Article 1 Reflections: “Meaningful, Engaged Learning”

“Meaningful, Engaged Learning”
Reflection 1
December 4, 2007
Buffy Hamilton  

Responsible for their own learning
engaged learning
Challenging, authentic, and multidisciplinary
engaged learning
Collaboration
engaged learning
Authentic
engaged learning
Problem-based learning integrated
engaged learning
Performance based assessment
engaged learning
Knowledge-building community
engaged learning
Diversity
engaged learning
Flexibility
engaged learning
Heterogeneous
engaged learning
Equity
engaged learning
Teacher=Facilitator, guide, learner
engaged learning
student=explorer, contributor to world’s knowledge, reflective learners
engaged learning
 

engaged_learners.jpg

What Stood Out to Me 

I think all of us would agree with this model of learning and this kind of paradigm that creates an environment that is conducive to engaged learning—these ideas have been around well before the 1994 study referenced in the article (just read anything by John Dewey).   Most teachers I know would embrace a learning environment that completely integrates these eight indicators. 

Yet how many classrooms around America actually implement this philosophical approach to teaching and learning?  What obstacles or barriers do teachers face in truly implementing this kind of classroom environment?  What additional scaffolding might be needed in this kind of environment for students who do not become from the socioeconomic backgrounds that are typically privileged in public school (see studies and research by Shirley B. Heath if you don’t believe that the home environment plays a vital role in HOW children learn and language development).  How do we tap into technology (as well as other teaching tools) to maximize engaged learning?   I think it is important to explore these questions so that we can effectively identify barriers to this kind of learning environment and overcome those obstacles.   

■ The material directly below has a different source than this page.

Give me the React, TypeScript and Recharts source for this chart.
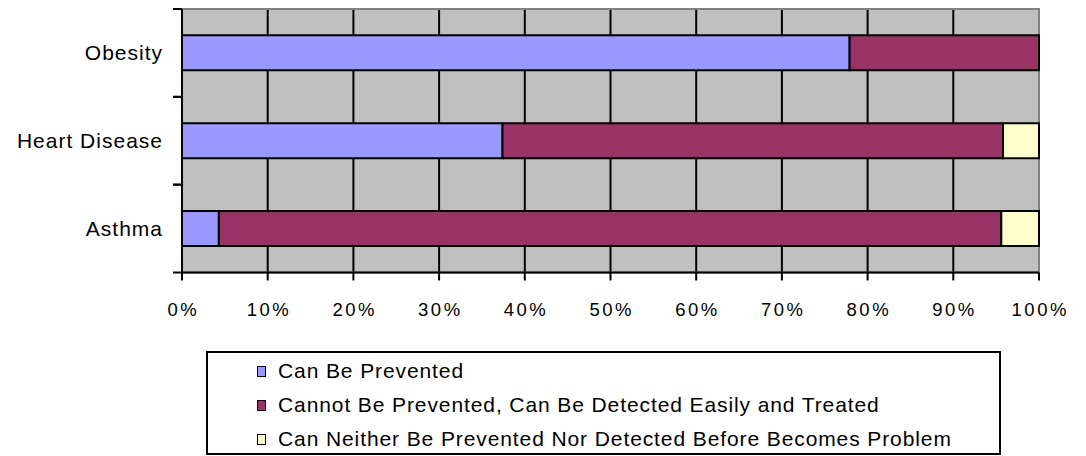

I also think it is important to talk about how we create this kind of environment for engaged learning because this kind of learning with these eight indicators takes time, can be messy (in a positive way), and requires teachers (and administrators) to “muck about” in inquiry.  In this day and age of standardized testing, a climate exists that makes many teachers feel as though they must use “traditional” methods of teaching to “cover” the standards.  As a media specialist (and a practicing English teacher at Polaris North), I see the struggle to create engaged learning while being mindful of the looming standardized tests in the background.  Certainly, we can do project based learning and not be compelled to “kill and drill” our students for those tests, but at the same time, you have to creatively build in some test prep so that students are familiar with the test format and test vocabulary—I do think we are doing our students a disservice if we don’t recognize that in some way. I do feel we can address multiple standards through engaged learning strategies and a paradigm that values the qualities of “the engaged classroom.” 

One of my challenges right now is helping our classroom teachers see how we as media specialists can support this kind of learning environment through collaboration.  As media specialists, we can help teachers design authentic tasks with a menu of choices that will appeal to a wide range of learning styles.   While teachers often think they don’t have time for research projects because they have to “cover the standards”, project based learning or research projects can actually help teachers address multiple Georgia Performance Standards.  Media specialists can help in the design of learning activities, creation of rubrics and assessment methods, the creation of research pathfinders and pooling of resources, and the selection of learning products or artifacts of learning that students create.  Media specialists are cognizant of the pressures classroom teachers feel, but we sometimes feel frustrated that we can’t teachers to collaborate with us and to help “open up” or “burst the bubble” of the perceived constraints created by the testing environment of NCLB.  I feel that media specialist are some of the most important and support advocates of “engaged learning” strategies and pedagogy, but it is sometimes hard for our voices to be heard by our teachers when the voices of other stakeholders, particularly those that privilege teaching to the test and drown out the voices that advocate authentic learning that goes above and beyond what these tests measure.

I hope that we can perhaps have some dialogue in our course about how teachers and media specialists can work together to create engaged learning environments and how the media center can be a great resource for teachers, especially those who are Teach 21 candidates.  
References:

FUJIYOSHI, G., & TAN, S. (1999, January). Engaged learning using technology. Curriculum Administrator, 35(1), 39. Retrieved December 4, 2007, from Professional Development Collection database.